The art of war

At the ICA, 'Utopia' uses camouflage to disarm

September 30, 2005|Globe Correspondent

Thomas Hirschhorn's ''Utopia, Utopia = One World, One War, One Army, One Dress" at the Institute of Contemporary Art is a brawling, bullying, and brilliant exhibition, so multifaceted and ambitious that it sucks you in, spins you dizzy, and then spits you out dazed and staggering.

Under the outwardly simple guise of an examination of the cultural significance of camouflage, worn in battle and strutted on the fashion-show catwalk, the Swiss artist questions our very notions of reality. Against the dramatic backdrop of war, Hirschhorn confronts us with our own accountability.

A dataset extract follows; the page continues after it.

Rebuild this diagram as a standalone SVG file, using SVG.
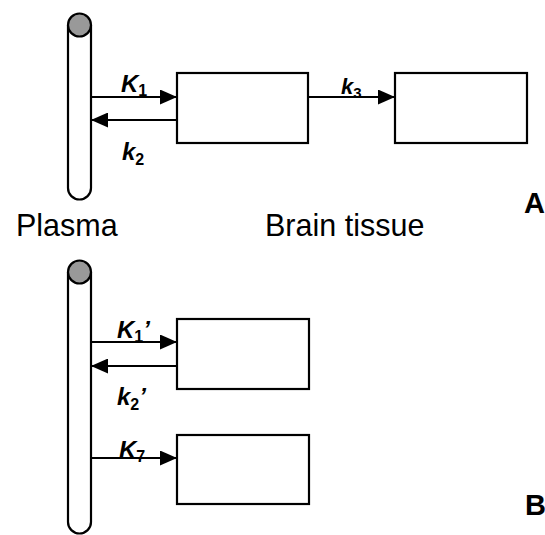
<svg xmlns="http://www.w3.org/2000/svg" width="545" height="535" viewBox="0 0 545 535">
<style>
.box{fill:#fff;stroke:#000;stroke-width:2.2}
.tube{fill:#fff;stroke:#000;stroke-width:2.2}
.cap{fill:#999;stroke:#000;stroke-width:2.2}
.arr{stroke:#000;stroke-width:2;fill:none;marker-end:url(#ah)}
.lbl{font-family:"Liberation Sans",Arial,sans-serif;font-weight:bold;font-style:italic;font-size:24px;fill:#000}
.sub{font-size:16px;font-style:normal}
.cap-t{font-family:"Liberation Sans",Arial,sans-serif;font-size:30.5px;fill:#000}
.panel{font-family:"Liberation Sans",Arial,sans-serif;font-weight:bold;font-size:29px;fill:#000}
</style>
<defs>
<marker id="ah" markerUnits="userSpaceOnUse" markerWidth="17" markerHeight="15" refX="17" refY="7.5" orient="auto">
<path d="M0,0 L17,7.5 L0,15 z" fill="#000"/>
</marker>
</defs>
<rect width="545" height="535" fill="#fff"/>
<g id="plasmaA">
<path class="tube" d="M68,25 V188 A11.5,11.5 0 0 0 91,188 V25"/>
<circle class="cap" cx="79.5" cy="25" r="11.5"/>
</g>
<g id="plasmaB">
<path class="tube" d="M68,272 V522 A11.5,11.5 0 0 0 91,522 V272"/>
<circle class="cap" cx="79.5" cy="272" r="11.5"/>
</g>
<g id="box1"><rect class="box" x="177" y="73" width="131" height="70"/></g>
<g id="box2"><rect class="box" x="395" y="73" width="132" height="70"/></g>
<g id="box3"><rect class="box" x="177" y="319" width="132" height="70"/></g>
<g id="box4"><rect class="box" x="177" y="435" width="132" height="69"/></g>
<g id="connectors">
<line class="arr" x1="91" y1="97" x2="177" y2="97"/>
<line class="arr" x1="177" y1="120" x2="91" y2="120"/>
<line class="arr" x1="308" y1="97" x2="395" y2="97"/>
<line class="arr" x1="91" y1="342" x2="177" y2="342"/>
<line class="arr" x1="177" y1="366" x2="91" y2="366"/>
<line class="arr" x1="91" y1="458" x2="177" y2="458"/>
</g>
<g id="labels">
<text class="lbl" x="121" y="92">K<tspan class="sub" dy="4">1</tspan></text>
<text class="lbl" x="122" y="160">k<tspan class="sub" dy="5">2</tspan></text>
<text class="lbl" x="341" y="94" style="font-size:22px">k<tspan class="sub" dy="4" style="font-size:15px">3</tspan></text>
<text class="lbl" x="117" y="338">K<tspan class="sub" dy="4">1</tspan><tspan dy="-4">’</tspan></text>
<text class="lbl" x="117" y="405">k<tspan class="sub" dy="5">2</tspan><tspan dy="-5">’</tspan></text>
<text class="lbl" x="119" y="458">K<tspan class="sub" dy="4">7</tspan></text>
<text class="cap-t" x="16" y="236">Plasma</text>
<text class="cap-t" x="265" y="236">Brain tissue</text>
<text class="panel" x="524" y="213">A</text>
<text class="panel" x="525" y="515">B</text>
</g>
</svg>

Inevitably, we come up wanting.

Hirschhorn, who as a young man was jailed after going AWOL from mandatory training in the Swiss Army, does not make a screed against war. That would be too simplistic for an artist of his imagination. Instead, he suggests a utopia in which we all wear camouflage and all fight on the same side -- no paradise, except perhaps for those wanting to forsake all responsibility.

Enter the first gallery, and you're immediately subsumed in a world of camouflage. Large brown and green blobs of it, reminiscent of Matisse cutouts, cover floor and wall. A huge sculpture the shape of an airplane fuselage dominates the space, crowding viewers out. Photos of various forms of camouflage snipped from magazines and catalogs cover cardboard dividers and fill glass cases.

Hirschhorn has said that he intends to mimic the type of small European museum that commemorates landmark battles in the world wars with an abundance of relics and stories, but not much scholarship. He does this with his trademark lowbrow materials, such as packing tape, magic markers, and plastic. These give his collages and sculptures an elementary-school scrappiness that belies the sophistication of his installation.

Every facet of ''Utopia, Utopia" disorients. Hirschhorn causes vertigo with quick changes in scale, placing tiny toys beside giant sculptures. He breaks up the space in his pseudo-museum so that it's navigated with difficulty. You experience private confrontations with empty-eyed mannequins who have disturbing camouflage protuberances, you sidestep jutting walls, you find your shoes sticking to the painted floor. He stuffs the exhibit into the galleries almost to overflowing.

So there's no respite from the barrage of images: rap singers clad in camouflage, weary soldiers in fatigues, catalogs selling historic military gear, mannequins in lacy camouflage teddies, an Andy Warhol print in camouflage, an Alice B. Toklas quote witnessing how different armies sport different styles of it.